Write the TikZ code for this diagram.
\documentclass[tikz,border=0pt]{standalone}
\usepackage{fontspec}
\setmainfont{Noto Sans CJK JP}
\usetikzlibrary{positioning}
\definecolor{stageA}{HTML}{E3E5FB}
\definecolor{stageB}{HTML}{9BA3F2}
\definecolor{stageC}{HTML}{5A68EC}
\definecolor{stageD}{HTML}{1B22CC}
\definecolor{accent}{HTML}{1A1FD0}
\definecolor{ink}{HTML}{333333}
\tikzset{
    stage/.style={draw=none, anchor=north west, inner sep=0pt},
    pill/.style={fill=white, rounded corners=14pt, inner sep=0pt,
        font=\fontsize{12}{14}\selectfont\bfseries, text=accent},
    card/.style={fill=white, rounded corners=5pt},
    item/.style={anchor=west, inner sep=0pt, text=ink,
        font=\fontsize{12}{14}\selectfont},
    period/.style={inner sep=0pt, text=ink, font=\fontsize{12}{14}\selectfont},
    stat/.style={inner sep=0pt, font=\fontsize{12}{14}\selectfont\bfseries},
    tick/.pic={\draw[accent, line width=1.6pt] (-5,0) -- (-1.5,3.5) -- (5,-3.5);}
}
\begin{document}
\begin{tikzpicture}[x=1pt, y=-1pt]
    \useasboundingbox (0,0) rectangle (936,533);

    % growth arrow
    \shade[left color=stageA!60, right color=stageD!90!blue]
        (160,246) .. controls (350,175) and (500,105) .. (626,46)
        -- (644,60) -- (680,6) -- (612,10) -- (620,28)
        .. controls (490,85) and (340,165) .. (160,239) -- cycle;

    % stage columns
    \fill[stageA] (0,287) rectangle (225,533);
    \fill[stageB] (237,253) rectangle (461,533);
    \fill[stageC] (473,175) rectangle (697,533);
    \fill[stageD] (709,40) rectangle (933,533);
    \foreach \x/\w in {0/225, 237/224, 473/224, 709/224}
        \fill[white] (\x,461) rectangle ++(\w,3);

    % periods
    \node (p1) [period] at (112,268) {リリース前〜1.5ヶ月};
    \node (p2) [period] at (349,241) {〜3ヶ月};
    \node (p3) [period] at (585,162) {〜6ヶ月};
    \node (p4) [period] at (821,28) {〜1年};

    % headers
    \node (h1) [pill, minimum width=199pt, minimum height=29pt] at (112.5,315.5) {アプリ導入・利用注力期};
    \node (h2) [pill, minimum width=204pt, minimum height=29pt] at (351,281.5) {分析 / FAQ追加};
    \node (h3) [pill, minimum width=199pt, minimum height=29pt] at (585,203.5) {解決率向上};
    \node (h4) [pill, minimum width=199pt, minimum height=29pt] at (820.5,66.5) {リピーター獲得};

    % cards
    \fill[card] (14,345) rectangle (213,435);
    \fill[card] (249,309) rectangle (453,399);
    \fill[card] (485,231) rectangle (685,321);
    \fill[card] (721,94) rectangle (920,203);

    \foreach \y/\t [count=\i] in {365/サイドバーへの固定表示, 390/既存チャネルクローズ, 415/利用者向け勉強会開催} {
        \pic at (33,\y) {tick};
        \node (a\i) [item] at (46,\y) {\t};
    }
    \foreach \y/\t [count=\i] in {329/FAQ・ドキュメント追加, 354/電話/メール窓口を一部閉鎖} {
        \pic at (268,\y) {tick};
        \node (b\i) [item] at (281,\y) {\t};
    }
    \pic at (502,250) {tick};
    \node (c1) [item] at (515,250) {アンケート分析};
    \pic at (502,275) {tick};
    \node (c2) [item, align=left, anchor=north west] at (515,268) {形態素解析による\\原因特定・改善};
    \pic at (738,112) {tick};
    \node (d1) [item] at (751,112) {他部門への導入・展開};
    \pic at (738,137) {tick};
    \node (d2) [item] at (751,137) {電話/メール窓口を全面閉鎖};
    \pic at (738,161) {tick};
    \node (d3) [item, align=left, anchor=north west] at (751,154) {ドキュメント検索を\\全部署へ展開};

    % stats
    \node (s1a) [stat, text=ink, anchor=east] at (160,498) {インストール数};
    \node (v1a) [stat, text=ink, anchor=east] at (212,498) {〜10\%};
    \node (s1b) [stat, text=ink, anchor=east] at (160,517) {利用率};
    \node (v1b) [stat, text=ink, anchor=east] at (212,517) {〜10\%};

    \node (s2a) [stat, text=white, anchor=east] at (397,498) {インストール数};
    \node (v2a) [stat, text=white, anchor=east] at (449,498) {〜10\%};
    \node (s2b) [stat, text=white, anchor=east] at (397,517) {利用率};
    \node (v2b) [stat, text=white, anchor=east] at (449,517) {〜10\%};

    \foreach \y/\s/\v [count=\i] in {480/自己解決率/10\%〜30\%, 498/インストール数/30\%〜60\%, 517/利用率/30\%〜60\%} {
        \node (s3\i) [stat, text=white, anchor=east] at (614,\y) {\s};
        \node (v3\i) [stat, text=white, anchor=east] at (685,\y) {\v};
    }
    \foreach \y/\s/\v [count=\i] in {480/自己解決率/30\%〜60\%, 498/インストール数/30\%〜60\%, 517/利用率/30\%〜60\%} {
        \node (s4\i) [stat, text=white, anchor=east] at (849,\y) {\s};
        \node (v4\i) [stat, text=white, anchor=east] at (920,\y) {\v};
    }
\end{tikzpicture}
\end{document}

• • • • •

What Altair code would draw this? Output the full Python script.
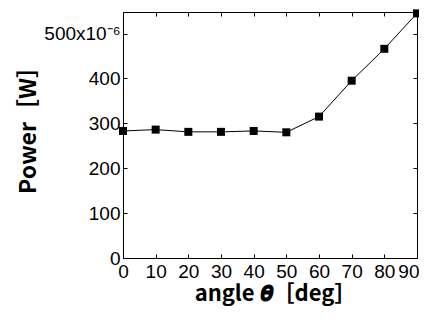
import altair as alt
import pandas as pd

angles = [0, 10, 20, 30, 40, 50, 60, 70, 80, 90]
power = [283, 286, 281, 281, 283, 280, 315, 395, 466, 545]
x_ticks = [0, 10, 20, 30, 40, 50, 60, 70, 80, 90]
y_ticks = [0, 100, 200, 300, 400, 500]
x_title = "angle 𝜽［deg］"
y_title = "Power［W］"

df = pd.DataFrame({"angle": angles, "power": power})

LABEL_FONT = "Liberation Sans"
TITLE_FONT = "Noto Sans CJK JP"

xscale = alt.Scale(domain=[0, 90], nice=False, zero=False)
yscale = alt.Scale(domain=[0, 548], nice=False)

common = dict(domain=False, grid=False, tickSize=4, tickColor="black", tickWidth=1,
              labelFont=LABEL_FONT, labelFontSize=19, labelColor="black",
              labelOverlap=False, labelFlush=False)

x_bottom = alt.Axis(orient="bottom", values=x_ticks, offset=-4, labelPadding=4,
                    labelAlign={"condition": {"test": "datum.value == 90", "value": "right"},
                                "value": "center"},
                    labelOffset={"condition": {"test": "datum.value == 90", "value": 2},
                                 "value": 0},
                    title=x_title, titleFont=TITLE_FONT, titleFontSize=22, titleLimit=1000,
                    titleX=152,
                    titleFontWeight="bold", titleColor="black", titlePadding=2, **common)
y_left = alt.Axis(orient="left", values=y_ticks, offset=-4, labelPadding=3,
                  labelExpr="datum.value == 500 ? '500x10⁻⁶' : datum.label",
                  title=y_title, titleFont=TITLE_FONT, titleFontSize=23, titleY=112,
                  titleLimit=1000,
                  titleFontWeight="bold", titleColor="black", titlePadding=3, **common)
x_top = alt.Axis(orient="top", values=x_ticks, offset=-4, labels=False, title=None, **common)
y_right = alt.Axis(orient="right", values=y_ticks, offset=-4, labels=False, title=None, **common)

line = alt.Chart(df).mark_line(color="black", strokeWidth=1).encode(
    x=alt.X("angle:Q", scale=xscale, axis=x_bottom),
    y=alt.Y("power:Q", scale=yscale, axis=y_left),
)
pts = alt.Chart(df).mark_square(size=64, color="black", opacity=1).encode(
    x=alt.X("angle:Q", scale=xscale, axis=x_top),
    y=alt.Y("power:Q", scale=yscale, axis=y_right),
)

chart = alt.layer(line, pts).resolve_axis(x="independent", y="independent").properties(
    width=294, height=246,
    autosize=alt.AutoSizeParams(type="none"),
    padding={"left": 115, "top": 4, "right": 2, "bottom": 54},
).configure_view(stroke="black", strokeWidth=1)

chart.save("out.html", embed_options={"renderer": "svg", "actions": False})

• • • • •

> [Request]:
Leave the pictures out, and transcribe exactly the lines above starting at the one that contains "What Altair code" and ending at the one that contains "labelOverlap=False, labelFlush=False)".

> [The completed task]:
What Altair code would draw this? Output the full Python script.
import altair as alt
import pandas as pd

angles = [0, 10, 20, 30, 40, 50, 60, 70, 80, 90]
power = [283, 286, 281, 281, 283, 280, 315, 395, 466, 545]
x_ticks = [0, 10, 20, 30, 40, 50, 60, 70, 80, 90]
y_ticks = [0, 100, 200, 300, 400, 500]
x_title = "angle 𝜽［deg］"
y_title = "Power［W］"

df = pd.DataFrame({"angle": angles, "power": power})

LABEL_FONT = "Liberation Sans"
TITLE_FONT = "Noto Sans CJK JP"

xscale = alt.Scale(domain=[0, 90], nice=False, zero=False)
yscale = alt.Scale(domain=[0, 548], nice=False)

common = dict(domain=False, grid=False, tickSize=4, tickColor="black", tickWidth=1,
              labelFont=LABEL_FONT, labelFontSize=19, labelColor="black",
              labelOverlap=False, labelFlush=False)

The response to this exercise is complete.